The coracoid process is part of the scapula. The scapula is a large triangular bone on the back of the shoulder, commonly called the shoulder blade. The coracoid process attaches to three muscle groups. The coracobrachialis, pectoralis minor and the short biceps brachii must be relaxed to relieve tension on the coracoid process. Relax these muscle groups using a combination of massage, stretching and treatment techniques and tools.

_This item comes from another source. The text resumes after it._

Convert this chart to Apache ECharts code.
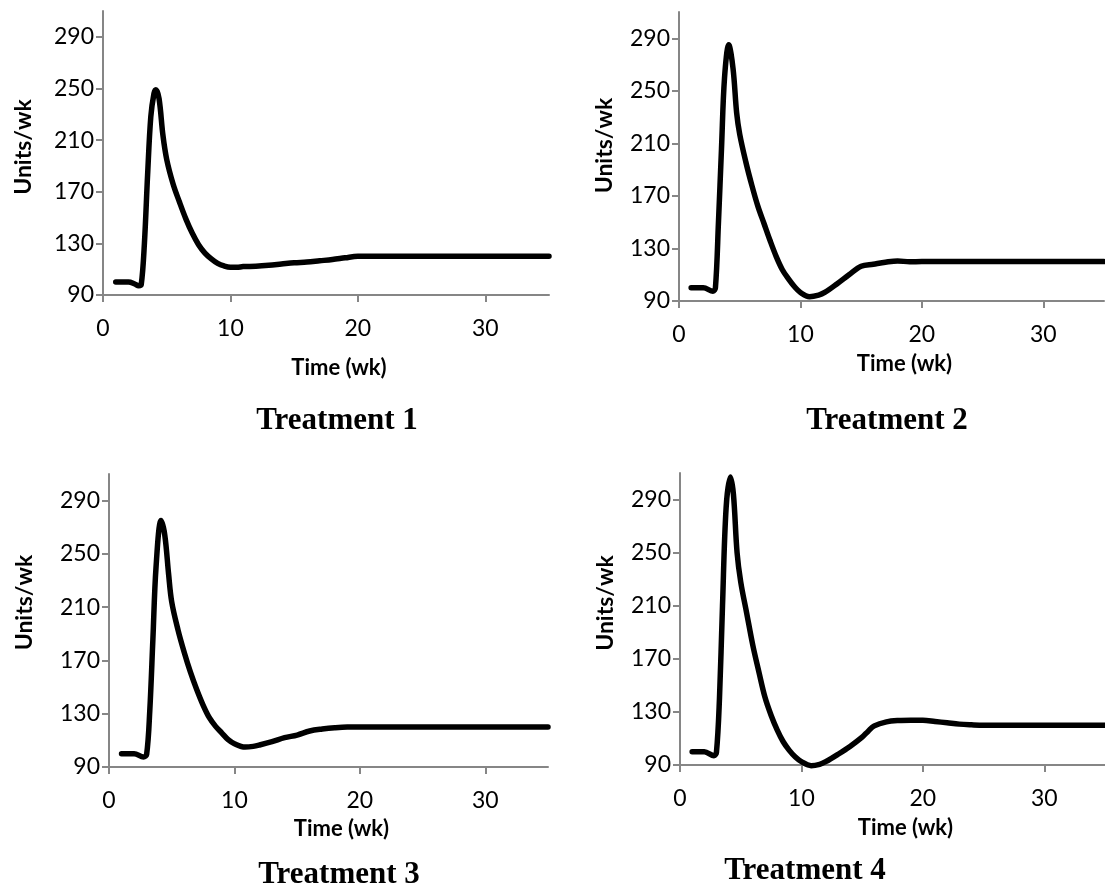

Warm Ups and Pre-Treatments

If the short biceps brachii (bicep on the body side of your arm), the coracobrachialis or the pectoralis minor (two small muscle groups under the breast or nipple) are sore or pulled tight, pretreat them before stretching. A hot shower or bath will help loosen tight muscles. If the muscle groups, or the affected body areas such as the neck, are inflamed, take an anti-inflammatory medication such as ibuprofen or naproxin (Aleve). You can also apply gentle or firm massage.

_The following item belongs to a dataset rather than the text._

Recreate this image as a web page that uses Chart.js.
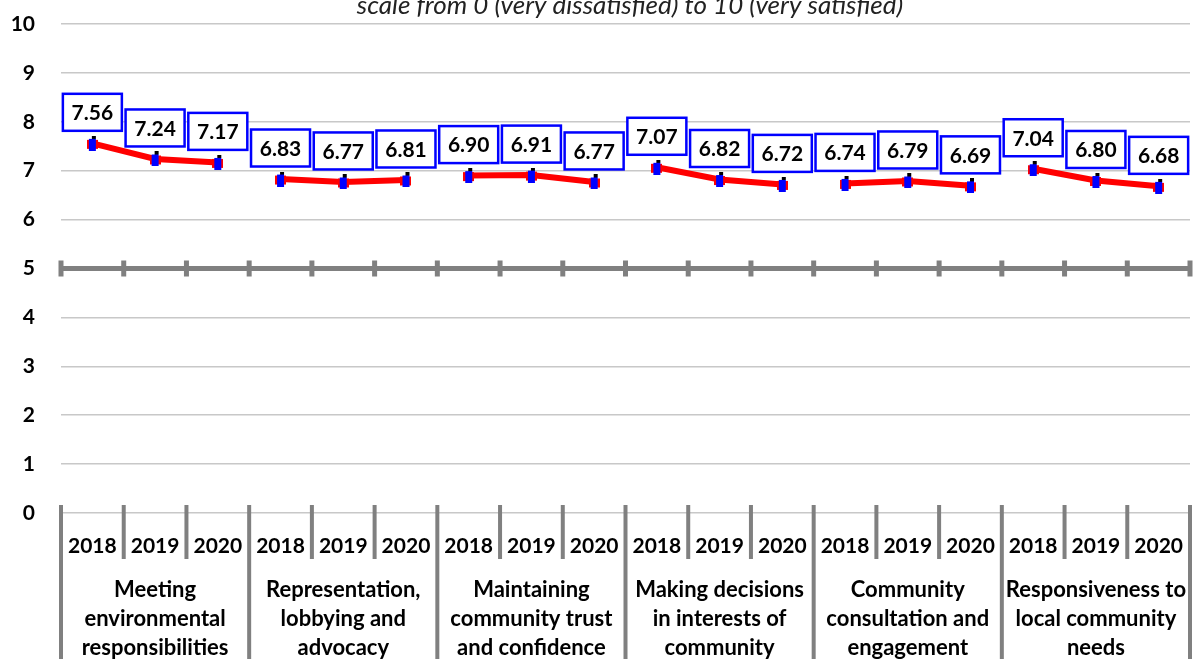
<!DOCTYPE html>
<html><head><meta charset="utf-8">
<script src="https://cdn.jsdelivr.net/npm/chart.js@4"></script>
<style>html,body{margin:0;padding:0;background:#fff;overflow:hidden;} canvas{display:block}</style>
</head><body>
<canvas id="c" width="1200" height="659"></canvas>
<script>
const chartTitle = "scale from 0 (very dissatisfied) to 10 (very satisfied)";
const years = ["2018", "2019", "2020"];
const groupNames = [
  ["Meeting", "environmental", "responsibilities"],
  ["Representation,", "lobbying and", "advocacy"],
  ["Maintaining", "community trust", "and confidence"],
  ["Making decisions", "in interests of", "community"],
  ["Community", "consultation and", "engagement"],
  ["Responsiveness to", "local community", "needs"]
];
const scores = [7.56, 7.24, 7.17, 6.83, 6.77, 6.81, 6.90, 6.91, 6.77, 7.07, 6.82, 6.72, 6.74, 6.79, 6.69, 7.04, 6.80, 6.68];
const axisCross = 5;

const labels = groupNames.flatMap(() => years);
const FONT = "Lato, 'Open Sans', sans-serif";

// marker image
const mk = document.createElement('canvas');
mk.width = 11; mk.height = 15;
const m = mk.getContext('2d');
m.fillStyle = '#ff0000'; m.fillRect(0, 4, 11, 9);
m.fillStyle = '#0000ff'; m.fillRect(2, 3, 7, 12);
m.fillStyle = '#000000'; m.fillRect(5, 0, 4, 3);

const deco = {
  id: 'deco',
  beforeDatasetsDraw(chart) {
    const ctx = chart.ctx, x = chart.scales.x, y = chart.scales.y, ca = chart.chartArea;
    const step = x.getPixelForValue(1) - x.getPixelForValue(0);
    const y5 = y.getPixelForValue(axisCross);
    ctx.save();
    ctx.fillStyle = '#808080';
    for (let i = 0; i <= labels.length; i++) {
      const bx = x.getPixelForValue(0) - step / 2 + i * step;
      ctx.fillRect(bx - 2.5, y5 - 8, 5, 16);
      const yEnd = (i % 3 === 0) ? chart.height : 559;
      ctx.fillRect(bx - 2, ca.bottom - 8, 4, yEnd - (ca.bottom - 8));
    }
    ctx.fillStyle = '#000';
    ctx.font = "bold 22px " + FONT;
    ctx.textAlign = 'center';
    ctx.textBaseline = 'middle';
    groupNames.forEach((lines, g) => {
      const cx = x.getPixelForValue(g * 3 + 1);
      lines.forEach((t, k) => ctx.fillText(t, cx, 590 + k * 29));
    });
    ctx.restore();
  },
  afterDatasetsDraw(chart) {
    const ctx = chart.ctx;
    const meta = chart.getDatasetMeta(0);
    ctx.save();
    ctx.font = "bold 21px " + FONT;
    ctx.textAlign = 'center';
    ctx.textBaseline = 'middle';
    meta.data.forEach((pt, i) => {
      const w = 59, h = 37;
      const bx = pt.x - w / 2, by = pt.y - 12.5 - h;
      ctx.fillStyle = '#fff';
      ctx.fillRect(bx, by, w, h);
      ctx.strokeStyle = '#0000ff';
      ctx.lineWidth = 2.5;
      ctx.strokeRect(bx, by, w, h);
      ctx.fillStyle = '#000';
      ctx.fillText(scores[i].toFixed(2), pt.x, by + h / 2 + 1);
    });
    ctx.restore();
  },
  afterDraw(chart) {
    const ctx = chart.ctx;
    ctx.save();
    ctx.font = "italic 26px " + FONT;
    ctx.fillStyle = '#222';
    ctx.textAlign = 'center';
    ctx.textBaseline = 'alphabetic';
    ctx.fillText(chartTitle, 630, 14);
    ctx.restore();
  }
};

new Chart(document.getElementById('c'), {
  type: 'line',
  data: {
    labels: labels,
    datasets: [{
      data: scores,
      borderColor: '#ff0000',
      borderWidth: 6,
      tension: 0,
      pointStyle: mk,
      segment: {
        borderColor: c => (c.p0DataIndex % 3 === 2) ? 'rgba(0,0,0,0)' : '#ff0000'
      }
    }]
  },
  options: {
    responsive: false,
    animation: false,
    devicePixelRatio: 1,
    layout: { padding: { top: 24, right: 2, left: 0, bottom: 0 } },
    plugins: { legend: { display: false }, tooltip: { enabled: false } },
    scales: {
      x: {
        offset: true,
        grid: { display: false, offset: true },
        border: { display: false },
        ticks: { color: '#000', font: { family: FONT, size: 21, weight: 'bold' }, padding: 13, maxRotation: 0, autoSkip: false },
        afterFit: s => { s.height = 146; s.paddingLeft = 0; s.paddingRight = 0; }
      },
      y: {
        min: 0, max: 10,
        border: { display: false },
        grid: {
          drawTicks: false,
          color: c => c.tick && c.tick.value === axisCross ? '#808080' : '#c8c8c8',
          lineWidth: c => c.tick && c.tick.value === axisCross ? 5 : 1.5
        },
        ticks: { stepSize: 1, color: '#000', padding: 26, font: { family: FONT, size: 21, weight: 'bold' } },
        afterFit: s => { s.width = 61; s.paddingTop = 0; s.paddingBottom = 0; }
      }
    }
  },
  plugins: [deco]
});
</script>
</body></html>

Massaging the Involved Muscle Groups

Massage the inner bicep with the opposite hand, using the thumb, fingers and palm. You can also ball the fist and sweep the knuckles along the bicep in an upward motion. The pressure of your strokes should flow upward from the elbow to the shoulder, never toward the elbow.

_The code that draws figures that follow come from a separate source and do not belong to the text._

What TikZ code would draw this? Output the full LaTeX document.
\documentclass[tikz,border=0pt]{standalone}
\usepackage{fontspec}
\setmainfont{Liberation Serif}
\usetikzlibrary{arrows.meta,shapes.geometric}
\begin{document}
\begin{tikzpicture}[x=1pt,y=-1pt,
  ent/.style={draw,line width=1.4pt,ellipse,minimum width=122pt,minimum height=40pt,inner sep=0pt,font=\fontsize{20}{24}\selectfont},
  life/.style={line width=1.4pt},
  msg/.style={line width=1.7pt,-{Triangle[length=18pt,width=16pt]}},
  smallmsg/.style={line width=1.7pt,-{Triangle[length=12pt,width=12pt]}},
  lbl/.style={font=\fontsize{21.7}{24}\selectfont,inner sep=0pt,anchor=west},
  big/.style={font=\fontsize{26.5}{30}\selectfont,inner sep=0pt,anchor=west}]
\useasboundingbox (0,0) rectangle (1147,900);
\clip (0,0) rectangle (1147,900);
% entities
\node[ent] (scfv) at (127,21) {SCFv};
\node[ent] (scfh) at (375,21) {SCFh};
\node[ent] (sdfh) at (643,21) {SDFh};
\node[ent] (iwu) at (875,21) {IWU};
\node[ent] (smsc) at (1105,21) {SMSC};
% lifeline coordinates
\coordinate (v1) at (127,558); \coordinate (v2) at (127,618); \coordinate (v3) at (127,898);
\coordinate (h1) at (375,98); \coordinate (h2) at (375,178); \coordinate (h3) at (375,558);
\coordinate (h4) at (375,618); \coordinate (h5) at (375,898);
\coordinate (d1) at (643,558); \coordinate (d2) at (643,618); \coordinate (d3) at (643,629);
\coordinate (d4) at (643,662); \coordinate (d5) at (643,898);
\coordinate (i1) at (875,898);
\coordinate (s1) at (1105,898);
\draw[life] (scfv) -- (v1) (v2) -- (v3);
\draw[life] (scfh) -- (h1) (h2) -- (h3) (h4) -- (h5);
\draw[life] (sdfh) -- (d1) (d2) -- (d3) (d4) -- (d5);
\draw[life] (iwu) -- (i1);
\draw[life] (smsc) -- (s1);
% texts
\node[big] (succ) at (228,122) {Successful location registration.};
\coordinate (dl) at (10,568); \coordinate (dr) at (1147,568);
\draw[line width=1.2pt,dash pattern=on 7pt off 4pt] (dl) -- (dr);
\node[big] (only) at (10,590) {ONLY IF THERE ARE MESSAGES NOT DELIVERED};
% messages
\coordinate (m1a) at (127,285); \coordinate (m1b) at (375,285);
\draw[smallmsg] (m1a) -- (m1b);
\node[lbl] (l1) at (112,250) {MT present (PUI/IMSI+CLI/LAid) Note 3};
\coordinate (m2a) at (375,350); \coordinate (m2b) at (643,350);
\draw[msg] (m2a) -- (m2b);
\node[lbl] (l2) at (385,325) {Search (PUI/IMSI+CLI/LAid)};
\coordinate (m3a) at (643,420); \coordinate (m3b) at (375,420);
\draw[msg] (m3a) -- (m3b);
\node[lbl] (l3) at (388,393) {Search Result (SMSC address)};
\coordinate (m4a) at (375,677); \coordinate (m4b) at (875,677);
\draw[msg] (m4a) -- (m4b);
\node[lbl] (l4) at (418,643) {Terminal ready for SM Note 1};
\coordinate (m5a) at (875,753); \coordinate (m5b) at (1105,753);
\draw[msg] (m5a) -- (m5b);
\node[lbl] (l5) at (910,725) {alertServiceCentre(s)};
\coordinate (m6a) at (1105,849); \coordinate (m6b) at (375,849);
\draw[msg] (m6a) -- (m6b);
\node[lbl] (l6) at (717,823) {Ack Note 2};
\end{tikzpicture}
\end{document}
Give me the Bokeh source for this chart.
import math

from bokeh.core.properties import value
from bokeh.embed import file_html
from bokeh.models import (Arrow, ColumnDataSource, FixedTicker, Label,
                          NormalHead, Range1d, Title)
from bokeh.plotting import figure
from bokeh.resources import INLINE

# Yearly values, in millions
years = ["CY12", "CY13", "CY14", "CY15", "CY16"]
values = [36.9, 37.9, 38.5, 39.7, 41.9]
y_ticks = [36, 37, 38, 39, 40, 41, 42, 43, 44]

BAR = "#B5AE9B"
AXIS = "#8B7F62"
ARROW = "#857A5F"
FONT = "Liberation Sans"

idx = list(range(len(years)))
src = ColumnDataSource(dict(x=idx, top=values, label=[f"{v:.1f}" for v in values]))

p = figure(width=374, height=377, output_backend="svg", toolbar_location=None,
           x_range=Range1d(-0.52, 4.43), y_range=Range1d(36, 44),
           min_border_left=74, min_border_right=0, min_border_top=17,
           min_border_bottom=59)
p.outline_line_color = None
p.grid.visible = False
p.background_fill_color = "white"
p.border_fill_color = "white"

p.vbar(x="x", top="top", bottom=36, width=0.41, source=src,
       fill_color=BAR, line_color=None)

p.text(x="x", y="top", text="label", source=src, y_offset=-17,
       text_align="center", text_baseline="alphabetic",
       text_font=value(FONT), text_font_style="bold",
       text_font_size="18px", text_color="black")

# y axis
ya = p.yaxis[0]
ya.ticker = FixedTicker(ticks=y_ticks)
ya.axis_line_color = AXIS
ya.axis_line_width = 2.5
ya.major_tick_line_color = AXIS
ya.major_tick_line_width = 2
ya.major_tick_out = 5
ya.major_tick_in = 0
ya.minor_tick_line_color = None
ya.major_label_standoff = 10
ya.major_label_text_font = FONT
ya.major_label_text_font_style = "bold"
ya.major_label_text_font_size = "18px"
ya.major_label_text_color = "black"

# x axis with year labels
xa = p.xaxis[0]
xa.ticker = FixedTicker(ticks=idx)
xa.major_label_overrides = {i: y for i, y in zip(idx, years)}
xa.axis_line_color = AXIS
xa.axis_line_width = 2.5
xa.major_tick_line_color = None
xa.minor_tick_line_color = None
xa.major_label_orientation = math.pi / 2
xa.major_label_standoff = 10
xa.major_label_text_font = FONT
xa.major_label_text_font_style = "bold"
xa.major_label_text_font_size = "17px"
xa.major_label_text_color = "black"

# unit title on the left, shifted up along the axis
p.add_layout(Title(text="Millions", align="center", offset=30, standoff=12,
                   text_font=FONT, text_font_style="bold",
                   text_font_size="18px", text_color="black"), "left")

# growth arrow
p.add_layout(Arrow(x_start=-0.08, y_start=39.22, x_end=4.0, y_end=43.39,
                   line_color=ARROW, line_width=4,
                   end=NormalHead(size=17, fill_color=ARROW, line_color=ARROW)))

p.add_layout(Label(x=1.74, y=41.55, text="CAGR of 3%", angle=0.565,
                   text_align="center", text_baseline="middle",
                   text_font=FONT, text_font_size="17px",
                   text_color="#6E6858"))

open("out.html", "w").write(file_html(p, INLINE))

The pectoralis minor connects to the third, fourth and fifth ribs, counting downward from the collar bone. Massage it with the heel of the hand on the same side arm; stroke the ribs beneath the arm and in the area between the armpit and nipple. You can apply pressure both upward and downward. Additionally, stroke the ribs from just below the armpit toward the nipple or breast, or from nipple to armpit with the opposite hand. Women may want to cup and lift the breast, to better expose the muscle.

Massage the coracobrachialis by placing the palm of the opposite hand on the nipple of the affected side. With your thumb on the collar bone you should find the right muscle group between your fingers.

Helpful Stretches

Raise your hands above your head, and grasp a door frame or similar object. Gently lean forward into a stretch to loosen the pectoralis muscles. Sitting in a chair, place the arm behind the back of the chair and gently lean forward, or twist toward the opposite side, to stretch the biceps. Stretch the coracobrachialis by reaching the elbow over your shoulder or around the side, as if you are trying to strike behind you with an elbow.